FOR IMMEDIATE RELEASE
October 1, 2002
University of Pittsburgh Receives IMLS Grant to Digitize Historic Pittsburgh Photographs for Access Worldwide
PITTSBURGH-The University of Pittsburgh's University Library System (ULS) will digitize more than 7,000 photographs depicting Pittsburgh's immigrant workforce, steel industries, public schools, civic "renaissance" of the mid-1940s and 1950s, and African American communities, thanks to a 2002 National Leadership Grant from the Institute of Museum and Library Services (IMLS). The images will be available worldwide on the ULS "Historic Pittsburgh" Web site.
The two-year, $242,157 grant requires collaboration between libraries and museums to create innovative access to a body of photographic material. The University of Pittsburgh's Archives Service Center, the Senator John Heinz Pittsburgh Regional History Center, and the Carnegie Museum of Art will work together to make their nationally significant visual collections of the Pittsburgh region accessible via the single Web gateway created and managed by the University's Digital Research Library.
The project will include some of the city's most important visual image collections, including the Charles "Teenie" Harris collection at the Carnegie, the Pittsburgh City Photographer collection at the University, and the Allegheny Conference on Community Development collection at the History Center.
According to Ed Galloway, project director and head of the University's Digital Research Library, "This project will give researchers one access point on the Internet to search and retrieve thousands of photographs held in different collections from multiple repositories in Pittsburgh." This grant is also designed to provide the partner institutions with the tools and education necessary to better manage, control and administer their visual image collections.
Working with the History Center for the last three years, Pitt's ULS created the "Historic Pittsburgh" project. This collaboration has resulted in increased public access to significant collections of historic material documenting the growth and development of Pittsburgh and the surrounding western Pennsylvania region during the 19th and early 20th centuries. The IMLS grant will extend this project through the formation of a broader partnership and the addition of photographic images.

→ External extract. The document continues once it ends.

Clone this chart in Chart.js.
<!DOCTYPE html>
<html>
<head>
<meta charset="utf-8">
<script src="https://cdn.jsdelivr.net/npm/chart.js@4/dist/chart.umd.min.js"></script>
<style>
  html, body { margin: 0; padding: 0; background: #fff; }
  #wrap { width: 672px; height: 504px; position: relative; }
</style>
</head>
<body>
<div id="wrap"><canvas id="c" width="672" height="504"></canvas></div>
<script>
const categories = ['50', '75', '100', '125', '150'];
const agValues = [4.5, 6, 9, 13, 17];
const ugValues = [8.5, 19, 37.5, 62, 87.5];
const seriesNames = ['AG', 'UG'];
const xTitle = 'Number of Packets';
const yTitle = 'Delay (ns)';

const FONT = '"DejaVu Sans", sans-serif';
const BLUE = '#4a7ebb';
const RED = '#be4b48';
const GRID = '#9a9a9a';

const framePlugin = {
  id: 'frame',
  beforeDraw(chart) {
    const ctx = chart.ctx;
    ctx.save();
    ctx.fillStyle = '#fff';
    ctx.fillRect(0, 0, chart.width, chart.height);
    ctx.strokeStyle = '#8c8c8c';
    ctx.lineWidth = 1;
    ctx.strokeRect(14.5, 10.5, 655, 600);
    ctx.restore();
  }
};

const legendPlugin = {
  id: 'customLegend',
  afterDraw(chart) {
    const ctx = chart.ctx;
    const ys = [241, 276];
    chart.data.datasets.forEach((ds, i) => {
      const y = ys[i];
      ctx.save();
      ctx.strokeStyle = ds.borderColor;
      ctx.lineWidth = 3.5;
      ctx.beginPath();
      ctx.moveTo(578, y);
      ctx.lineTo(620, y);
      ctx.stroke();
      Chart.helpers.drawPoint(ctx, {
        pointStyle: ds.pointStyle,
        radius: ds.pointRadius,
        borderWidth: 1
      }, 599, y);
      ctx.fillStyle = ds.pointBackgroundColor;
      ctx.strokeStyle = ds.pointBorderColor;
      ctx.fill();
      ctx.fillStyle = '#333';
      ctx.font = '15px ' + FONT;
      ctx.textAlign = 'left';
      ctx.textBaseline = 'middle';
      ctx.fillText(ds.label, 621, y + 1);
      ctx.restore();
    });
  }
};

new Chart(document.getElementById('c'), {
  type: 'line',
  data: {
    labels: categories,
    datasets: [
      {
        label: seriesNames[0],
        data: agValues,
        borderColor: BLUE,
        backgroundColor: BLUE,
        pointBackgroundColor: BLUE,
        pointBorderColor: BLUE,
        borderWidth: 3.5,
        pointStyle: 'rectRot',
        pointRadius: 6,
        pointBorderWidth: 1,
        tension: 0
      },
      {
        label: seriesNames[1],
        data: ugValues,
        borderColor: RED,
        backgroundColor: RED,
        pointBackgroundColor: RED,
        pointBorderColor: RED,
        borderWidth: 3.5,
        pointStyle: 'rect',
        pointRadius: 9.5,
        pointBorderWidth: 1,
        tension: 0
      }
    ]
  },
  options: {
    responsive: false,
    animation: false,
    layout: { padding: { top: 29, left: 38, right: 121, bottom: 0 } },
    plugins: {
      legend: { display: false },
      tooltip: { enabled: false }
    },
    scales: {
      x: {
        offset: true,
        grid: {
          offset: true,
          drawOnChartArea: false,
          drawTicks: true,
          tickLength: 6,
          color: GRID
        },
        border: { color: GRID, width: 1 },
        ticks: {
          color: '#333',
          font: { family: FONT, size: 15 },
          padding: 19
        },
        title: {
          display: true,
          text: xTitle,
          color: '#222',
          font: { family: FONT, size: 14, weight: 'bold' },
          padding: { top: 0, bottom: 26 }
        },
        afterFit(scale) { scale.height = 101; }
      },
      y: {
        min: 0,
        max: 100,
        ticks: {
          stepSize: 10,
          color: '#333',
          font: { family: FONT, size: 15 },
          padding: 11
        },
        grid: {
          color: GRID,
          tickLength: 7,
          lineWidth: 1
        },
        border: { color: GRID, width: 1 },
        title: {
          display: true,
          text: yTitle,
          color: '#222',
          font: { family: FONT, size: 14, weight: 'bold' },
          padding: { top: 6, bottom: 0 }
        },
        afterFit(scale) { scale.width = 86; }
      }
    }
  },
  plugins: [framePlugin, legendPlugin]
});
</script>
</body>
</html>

According to Hillman University Librarian Rush G. Miller, "This grant from IMLS is an indication of the maturity of our five-year old Digital Research Library which now ranks among the leaders in the creation of solid content for users of the World Wide Web. We are particularly pleased with the collaborative nature of our effort and the validation of our approach by this federal funding agency. At the University Library System, we are committed to continue to expand the frontiers of the use of information technologies to deliver important resources to our various constituents, many of which are using remote resources and have no other connection to the University of Pittsburgh."
IMLS is a federal grantmaking agency located in Washington, D.C., that fosters leadership, innovation and a lifetime of learning by supporting museums and libraries. Its library-museum collaboration grants support innovative projects that model how museums and libraries can work together to expand services to the public, with emphasis on serving the community, using technology, or enhancing education.